In answer to these questions, I have seen statistical correlations between certain traits befitting of a disciple of Christ and worldly success. Just the other day I saw research showing that humble leaders tend to be more successful. However, we are commanded not to judge others. And the reasons for this should be obvious: first, there are many, many exceptions to the rule; second, we never know the particular circumstances someone has been through; third, only God has sufficient love and understanding to judge others. I’m purposely tackling this somewhat controversial or at least provocative topic regarding the correlation between righteousness and success because I think it’s a rather common problem, and the particulars of the problem are often not reckoned. The reason is, I believe, because this correlation is often recognized by people but it is not explicitly acknowledged.
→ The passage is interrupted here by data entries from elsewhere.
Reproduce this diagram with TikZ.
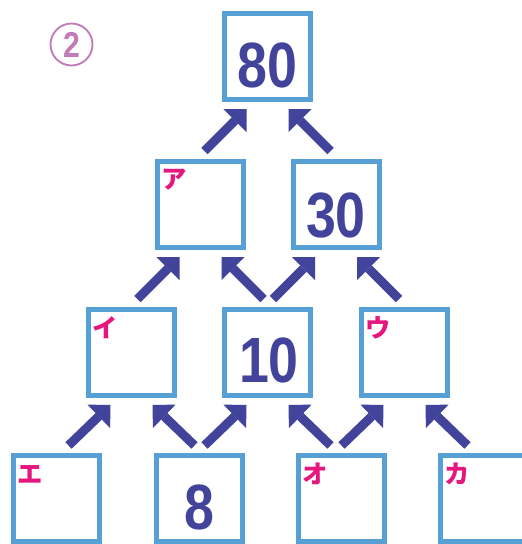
\documentclass[tikz,border=0pt]{standalone}
\usepackage{fontspec}
\newfontfamily\numfont[FakeStretch=0.84]{Liberation Sans}
\newfontfamily\kanafont{Noto Sans CJK JP}
\usetikzlibrary{arrows.meta}
\definecolor{boxblue}{HTML}{56A0D5}
\definecolor{arrowblue}{HTML}{42439A}
\definecolor{kanapink}{HTML}{E5177F}
\definecolor{circpurple}{HTML}{C07CB8}
\begin{document}
\begin{tikzpicture}[x=0.75pt,y=-0.75pt,
  box/.style={draw=boxblue,line width=3.75pt,minimum size=64.5pt,inner sep=0pt},
  num/.style={text=arrowblue,inner sep=0pt,font=\numfont\bfseries\fontsize{48}{48}\selectfont},
  kana/.style={text=kanapink,inner sep=0pt,font=\kanafont\bfseries\fontsize{19}{19}\selectfont},
  arr/.style={draw=arrowblue,line width=6.75pt,-{Triangle[width=24.5pt,length=12.25pt,line width=0pt]}}]
  \useasboundingbox (0,0) rectangle (522,544);
  \clip (0,0) rectangle (522,544);

  % 番号
  \node[circle,draw=circpurple,line width=1.4pt,minimum size=31.5pt,inner sep=0pt,
    text=circpurple,font=\numfont\bfseries\fontsize{27}{27}\selectfont] (no) at (71.5,44.5) {2};

  % 箱
  \node[box] (n80) at (267.5,56) {};
  \node[box] (nA) at (200.5,204) {};
  \node[box] (n30) at (336,204) {};
  \node[box] (nI) at (131.5,352) {};
  \node[box] (n10) at (267.5,352) {};
  \node[box] (nU) at (404.5,352) {};
  \node[box] (nE) at (56,498.5) {};
  \node[box] (n8) at (199,498.5) {};
  \node[box] (nO) at (341,498.5) {};
  \node[box] (nKa) at (483,498.5) {};

  % 数
  \node[num] (t80) at ([shift={(0,9.5)}]n80.center) {80};
  \node[num] (t30) at ([shift={(0,11.5)}]n30.center) {30};
  \node[num] (t10) at ([shift={(1.5,8)}]n10.center) {10};
  \node[num] (t8) at ([shift={(0,8.5)}]n8.center) {8};

  % カナ
  \foreach \n/\t in {nA/ア,nI/イ,nU/ウ,nE/エ,nO/オ,nKa/カ}
    \node[kana] (l\n) at ([shift={(19.5,21)}]\n.north west) {\t};

  % 矢印
  \foreach \lo/\up/\dx/\tx in {nA/n80/4/-21,n30/n80/-5.5/21,
      nI/nA/6/-21,n10/nA/-4/21,n10/n30/5.5/-21,nU/n30/-5.5/21,
      nE/nI/12.5/-21,n8/nI/-4.5/21,n8/n10/5.5/-21,nO/n10/-10.5/21,
      nO/nU/0.5/-21,nKa/nU/-15.5/21}
    \draw[arr] ([shift={(\dx,-53)}]\lo.center) -- ([shift={(\tx,53)}]\up.center);
\end{tikzpicture}
\end{document}
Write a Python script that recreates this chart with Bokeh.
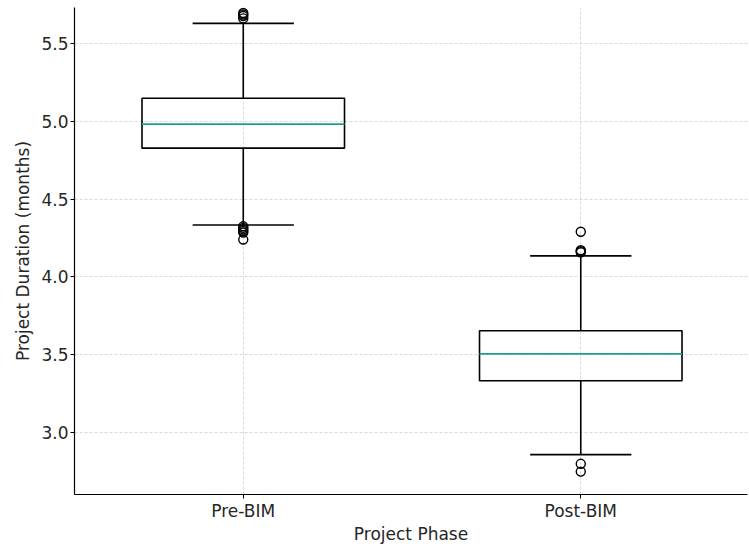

By acknowledging this correlation, and deconstructing the false logic that leads toward judgmental attitudes, I am hoping the problem can be addressed better.
Finally, I like the following quote about seeking first the kingdom of God:
The fact that that law requires us to seek first the kingdom of God, and that our time, talent and ability must be held subservient to its interest [see Matthew 6:33; 3 Nephi 13:33]. (p. 254).
What does it mean for us to hold our our time, talent and abilities subservient to the kingdom of God?
The world we live in is a worldly place. The challenge of living in the world but not being worldly is, I think, an extremely difficult challenge. It requires more than just avoiding worldly “sins,” like being dishonest or breaking one of the commandments. Rather, I think the harder challenge is to find time in our lives to focus our attention on spiritual things. Even when we are busy with Church-related activities, I find it tempting to think and talk about worldly things like sports or politics or the news rather than more important topics. To focus on the spiritual development of my kids, or the needs of my wife that I should be attending to better, or certain topics and questions that have arisen in my prayers or scripture study. In my experience, these are the more important spiritual kinds of things that the world is most successful at crowding out.